_Problem to work on_
Find and copy each line of the records where the string "document" shows up.

_Material_

## START

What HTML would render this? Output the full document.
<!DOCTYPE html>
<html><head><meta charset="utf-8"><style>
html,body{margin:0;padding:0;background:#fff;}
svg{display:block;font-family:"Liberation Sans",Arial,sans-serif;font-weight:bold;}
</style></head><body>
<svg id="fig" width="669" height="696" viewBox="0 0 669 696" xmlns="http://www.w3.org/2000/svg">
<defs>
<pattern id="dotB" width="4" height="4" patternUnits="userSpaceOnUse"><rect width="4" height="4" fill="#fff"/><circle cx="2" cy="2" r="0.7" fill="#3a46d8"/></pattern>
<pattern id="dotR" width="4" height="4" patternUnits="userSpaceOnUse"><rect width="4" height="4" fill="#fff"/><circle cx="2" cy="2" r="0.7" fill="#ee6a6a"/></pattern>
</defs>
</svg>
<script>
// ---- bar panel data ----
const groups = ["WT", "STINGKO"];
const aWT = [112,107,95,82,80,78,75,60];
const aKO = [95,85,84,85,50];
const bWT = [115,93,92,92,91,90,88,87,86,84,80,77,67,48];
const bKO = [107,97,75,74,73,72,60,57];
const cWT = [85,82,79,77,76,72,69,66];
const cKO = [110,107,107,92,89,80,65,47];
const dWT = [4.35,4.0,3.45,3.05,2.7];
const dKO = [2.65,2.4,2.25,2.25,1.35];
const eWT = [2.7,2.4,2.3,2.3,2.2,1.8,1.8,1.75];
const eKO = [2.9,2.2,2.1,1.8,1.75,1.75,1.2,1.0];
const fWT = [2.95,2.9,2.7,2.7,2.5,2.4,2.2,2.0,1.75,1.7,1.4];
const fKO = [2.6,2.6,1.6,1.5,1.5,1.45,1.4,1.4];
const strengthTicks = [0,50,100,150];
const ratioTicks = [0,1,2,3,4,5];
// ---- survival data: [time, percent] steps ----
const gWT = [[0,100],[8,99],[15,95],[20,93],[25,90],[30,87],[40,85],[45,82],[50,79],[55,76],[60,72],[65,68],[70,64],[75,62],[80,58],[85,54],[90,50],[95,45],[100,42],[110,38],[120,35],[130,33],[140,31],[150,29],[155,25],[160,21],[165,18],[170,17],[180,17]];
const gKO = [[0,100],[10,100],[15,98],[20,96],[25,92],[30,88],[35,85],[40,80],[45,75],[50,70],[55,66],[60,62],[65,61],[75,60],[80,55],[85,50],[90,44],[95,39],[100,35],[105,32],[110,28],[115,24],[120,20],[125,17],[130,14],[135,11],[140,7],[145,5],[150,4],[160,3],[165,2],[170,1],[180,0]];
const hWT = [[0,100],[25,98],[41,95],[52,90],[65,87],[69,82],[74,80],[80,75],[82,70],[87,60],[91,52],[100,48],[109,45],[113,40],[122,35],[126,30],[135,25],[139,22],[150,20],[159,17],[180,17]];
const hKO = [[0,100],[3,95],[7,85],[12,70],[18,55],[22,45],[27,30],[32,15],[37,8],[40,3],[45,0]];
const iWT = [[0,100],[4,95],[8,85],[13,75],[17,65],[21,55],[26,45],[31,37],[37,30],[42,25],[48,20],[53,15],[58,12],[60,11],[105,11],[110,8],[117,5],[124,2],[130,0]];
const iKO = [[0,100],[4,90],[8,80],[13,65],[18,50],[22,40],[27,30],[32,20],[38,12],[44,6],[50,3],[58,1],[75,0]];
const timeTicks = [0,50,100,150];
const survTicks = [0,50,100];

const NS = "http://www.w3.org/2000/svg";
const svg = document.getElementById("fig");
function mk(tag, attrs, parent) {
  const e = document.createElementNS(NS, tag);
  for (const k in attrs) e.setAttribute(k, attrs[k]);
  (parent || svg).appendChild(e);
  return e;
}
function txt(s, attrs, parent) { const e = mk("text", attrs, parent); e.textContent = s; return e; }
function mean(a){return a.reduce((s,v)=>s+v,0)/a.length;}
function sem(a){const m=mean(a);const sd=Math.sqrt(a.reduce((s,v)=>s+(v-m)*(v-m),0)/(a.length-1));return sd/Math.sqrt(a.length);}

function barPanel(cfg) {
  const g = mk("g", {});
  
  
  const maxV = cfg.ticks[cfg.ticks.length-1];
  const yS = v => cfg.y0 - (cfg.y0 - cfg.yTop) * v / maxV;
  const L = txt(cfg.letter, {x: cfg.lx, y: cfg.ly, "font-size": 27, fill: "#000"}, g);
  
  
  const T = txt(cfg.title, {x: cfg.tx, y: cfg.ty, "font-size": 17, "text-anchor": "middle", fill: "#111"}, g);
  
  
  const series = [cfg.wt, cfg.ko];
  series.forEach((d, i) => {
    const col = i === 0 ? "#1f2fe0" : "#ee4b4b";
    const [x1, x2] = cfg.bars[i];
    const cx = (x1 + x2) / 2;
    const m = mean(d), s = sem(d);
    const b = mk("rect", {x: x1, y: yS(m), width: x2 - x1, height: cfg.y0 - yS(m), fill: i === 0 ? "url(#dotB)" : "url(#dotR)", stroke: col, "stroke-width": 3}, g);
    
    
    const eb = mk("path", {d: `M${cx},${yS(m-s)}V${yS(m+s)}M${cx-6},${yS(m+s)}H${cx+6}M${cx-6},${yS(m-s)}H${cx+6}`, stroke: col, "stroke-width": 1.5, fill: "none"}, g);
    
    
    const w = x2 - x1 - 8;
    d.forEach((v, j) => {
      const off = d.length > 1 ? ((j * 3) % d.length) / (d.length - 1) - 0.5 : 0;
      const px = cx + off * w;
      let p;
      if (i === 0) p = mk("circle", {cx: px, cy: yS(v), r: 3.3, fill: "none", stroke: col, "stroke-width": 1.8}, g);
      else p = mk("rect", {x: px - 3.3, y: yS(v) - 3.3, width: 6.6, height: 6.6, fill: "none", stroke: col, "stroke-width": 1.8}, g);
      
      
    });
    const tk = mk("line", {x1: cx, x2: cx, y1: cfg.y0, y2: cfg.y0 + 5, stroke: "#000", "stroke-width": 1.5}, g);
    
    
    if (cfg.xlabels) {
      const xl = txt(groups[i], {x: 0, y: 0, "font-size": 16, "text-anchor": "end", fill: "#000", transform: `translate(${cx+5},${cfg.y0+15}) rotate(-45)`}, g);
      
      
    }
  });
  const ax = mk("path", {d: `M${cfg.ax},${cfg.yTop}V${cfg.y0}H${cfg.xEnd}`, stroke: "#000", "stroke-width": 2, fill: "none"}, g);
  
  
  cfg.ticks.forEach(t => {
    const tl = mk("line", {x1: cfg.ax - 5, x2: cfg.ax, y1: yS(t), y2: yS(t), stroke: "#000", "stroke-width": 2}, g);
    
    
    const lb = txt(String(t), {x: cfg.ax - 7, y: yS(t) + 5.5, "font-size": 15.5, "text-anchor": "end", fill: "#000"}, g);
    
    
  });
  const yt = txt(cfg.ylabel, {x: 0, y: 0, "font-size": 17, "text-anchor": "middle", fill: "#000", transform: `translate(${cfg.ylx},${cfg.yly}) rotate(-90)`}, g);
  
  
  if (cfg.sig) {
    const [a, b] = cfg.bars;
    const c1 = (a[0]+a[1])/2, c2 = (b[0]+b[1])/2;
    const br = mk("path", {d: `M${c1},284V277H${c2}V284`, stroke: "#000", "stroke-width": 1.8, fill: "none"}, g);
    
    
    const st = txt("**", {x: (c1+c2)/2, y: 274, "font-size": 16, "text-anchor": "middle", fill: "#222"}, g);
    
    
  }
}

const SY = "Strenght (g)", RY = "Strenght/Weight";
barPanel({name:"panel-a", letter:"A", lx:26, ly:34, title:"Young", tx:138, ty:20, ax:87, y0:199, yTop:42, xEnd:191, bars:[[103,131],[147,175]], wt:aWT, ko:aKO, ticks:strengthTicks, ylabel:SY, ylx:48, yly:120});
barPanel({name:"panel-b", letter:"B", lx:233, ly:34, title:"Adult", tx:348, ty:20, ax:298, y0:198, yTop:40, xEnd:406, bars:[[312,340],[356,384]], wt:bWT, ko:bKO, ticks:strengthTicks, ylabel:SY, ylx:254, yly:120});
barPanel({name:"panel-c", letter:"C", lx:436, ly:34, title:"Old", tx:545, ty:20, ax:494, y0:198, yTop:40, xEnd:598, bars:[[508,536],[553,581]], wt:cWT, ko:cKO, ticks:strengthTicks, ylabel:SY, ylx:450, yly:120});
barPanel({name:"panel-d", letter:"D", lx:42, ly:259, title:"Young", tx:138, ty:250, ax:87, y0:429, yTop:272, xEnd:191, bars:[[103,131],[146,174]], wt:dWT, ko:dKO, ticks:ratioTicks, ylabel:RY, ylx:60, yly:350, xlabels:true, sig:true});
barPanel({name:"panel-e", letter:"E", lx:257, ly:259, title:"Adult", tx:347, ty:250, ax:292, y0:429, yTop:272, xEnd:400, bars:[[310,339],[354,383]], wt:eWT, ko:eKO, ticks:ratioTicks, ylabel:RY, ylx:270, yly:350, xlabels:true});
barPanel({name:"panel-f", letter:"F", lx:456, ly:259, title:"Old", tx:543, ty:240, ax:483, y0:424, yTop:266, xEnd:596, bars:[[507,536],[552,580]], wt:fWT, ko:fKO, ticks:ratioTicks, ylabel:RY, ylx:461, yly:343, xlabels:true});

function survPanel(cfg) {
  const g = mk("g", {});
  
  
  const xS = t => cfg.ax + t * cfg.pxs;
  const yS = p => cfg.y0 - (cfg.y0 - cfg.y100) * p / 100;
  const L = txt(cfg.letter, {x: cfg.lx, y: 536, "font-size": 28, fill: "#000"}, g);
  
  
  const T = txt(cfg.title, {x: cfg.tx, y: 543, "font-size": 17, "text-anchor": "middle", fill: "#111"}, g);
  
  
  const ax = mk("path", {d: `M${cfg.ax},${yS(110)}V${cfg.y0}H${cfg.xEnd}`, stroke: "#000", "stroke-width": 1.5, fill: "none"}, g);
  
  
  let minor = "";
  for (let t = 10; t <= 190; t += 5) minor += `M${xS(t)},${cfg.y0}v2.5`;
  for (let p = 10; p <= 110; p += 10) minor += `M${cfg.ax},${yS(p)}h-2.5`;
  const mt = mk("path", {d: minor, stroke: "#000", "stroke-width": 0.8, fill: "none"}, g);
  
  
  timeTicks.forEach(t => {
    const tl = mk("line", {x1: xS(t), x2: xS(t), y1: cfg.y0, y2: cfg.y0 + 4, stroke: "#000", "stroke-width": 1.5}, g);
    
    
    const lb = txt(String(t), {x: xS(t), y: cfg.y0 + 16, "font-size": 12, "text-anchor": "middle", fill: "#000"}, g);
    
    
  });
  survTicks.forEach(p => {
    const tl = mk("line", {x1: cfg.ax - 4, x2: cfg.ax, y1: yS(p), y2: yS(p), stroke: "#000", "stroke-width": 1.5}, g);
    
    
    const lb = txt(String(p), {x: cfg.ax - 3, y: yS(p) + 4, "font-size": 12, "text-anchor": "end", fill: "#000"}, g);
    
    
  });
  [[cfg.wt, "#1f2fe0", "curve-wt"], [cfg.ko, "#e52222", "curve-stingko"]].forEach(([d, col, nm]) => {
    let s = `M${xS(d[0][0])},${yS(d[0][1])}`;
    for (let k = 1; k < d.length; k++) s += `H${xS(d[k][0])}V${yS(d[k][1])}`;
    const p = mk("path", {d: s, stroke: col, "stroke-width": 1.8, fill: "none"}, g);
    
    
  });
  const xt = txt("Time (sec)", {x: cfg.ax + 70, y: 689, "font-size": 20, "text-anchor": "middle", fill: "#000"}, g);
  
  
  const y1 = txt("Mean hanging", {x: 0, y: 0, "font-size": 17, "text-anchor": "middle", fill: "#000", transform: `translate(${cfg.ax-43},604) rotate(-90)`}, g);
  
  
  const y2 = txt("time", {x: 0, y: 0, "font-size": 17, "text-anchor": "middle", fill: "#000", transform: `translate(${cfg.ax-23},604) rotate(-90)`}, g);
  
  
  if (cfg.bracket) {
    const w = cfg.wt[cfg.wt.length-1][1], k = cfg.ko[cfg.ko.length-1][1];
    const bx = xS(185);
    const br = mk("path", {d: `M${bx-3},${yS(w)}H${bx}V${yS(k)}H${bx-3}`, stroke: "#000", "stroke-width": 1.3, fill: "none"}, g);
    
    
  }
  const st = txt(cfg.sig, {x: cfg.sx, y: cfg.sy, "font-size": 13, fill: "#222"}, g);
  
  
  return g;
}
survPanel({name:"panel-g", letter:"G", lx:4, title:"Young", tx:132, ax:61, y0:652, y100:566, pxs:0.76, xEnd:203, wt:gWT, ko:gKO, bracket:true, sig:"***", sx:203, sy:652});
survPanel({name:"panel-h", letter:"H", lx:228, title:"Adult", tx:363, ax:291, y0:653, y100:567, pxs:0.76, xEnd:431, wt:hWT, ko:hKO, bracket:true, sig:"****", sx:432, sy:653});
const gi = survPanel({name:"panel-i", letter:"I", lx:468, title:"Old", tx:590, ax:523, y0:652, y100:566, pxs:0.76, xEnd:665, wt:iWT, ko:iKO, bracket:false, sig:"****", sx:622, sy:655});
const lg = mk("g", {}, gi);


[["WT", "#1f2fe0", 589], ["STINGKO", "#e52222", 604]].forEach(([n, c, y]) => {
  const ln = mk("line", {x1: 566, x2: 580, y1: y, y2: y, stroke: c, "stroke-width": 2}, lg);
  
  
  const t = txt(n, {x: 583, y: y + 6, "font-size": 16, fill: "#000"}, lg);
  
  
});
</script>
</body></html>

## END
## START

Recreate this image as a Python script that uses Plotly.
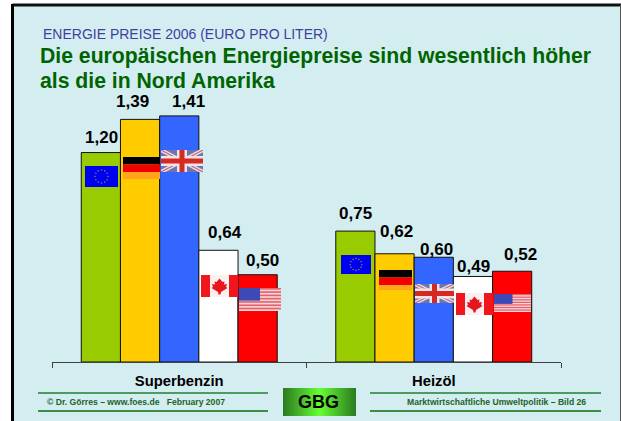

## END

_Exercise output_
What HTML would render this? Output the full document.
const svg = document.getElementById("fig");
  const e = document.createElementNS(NS, tag);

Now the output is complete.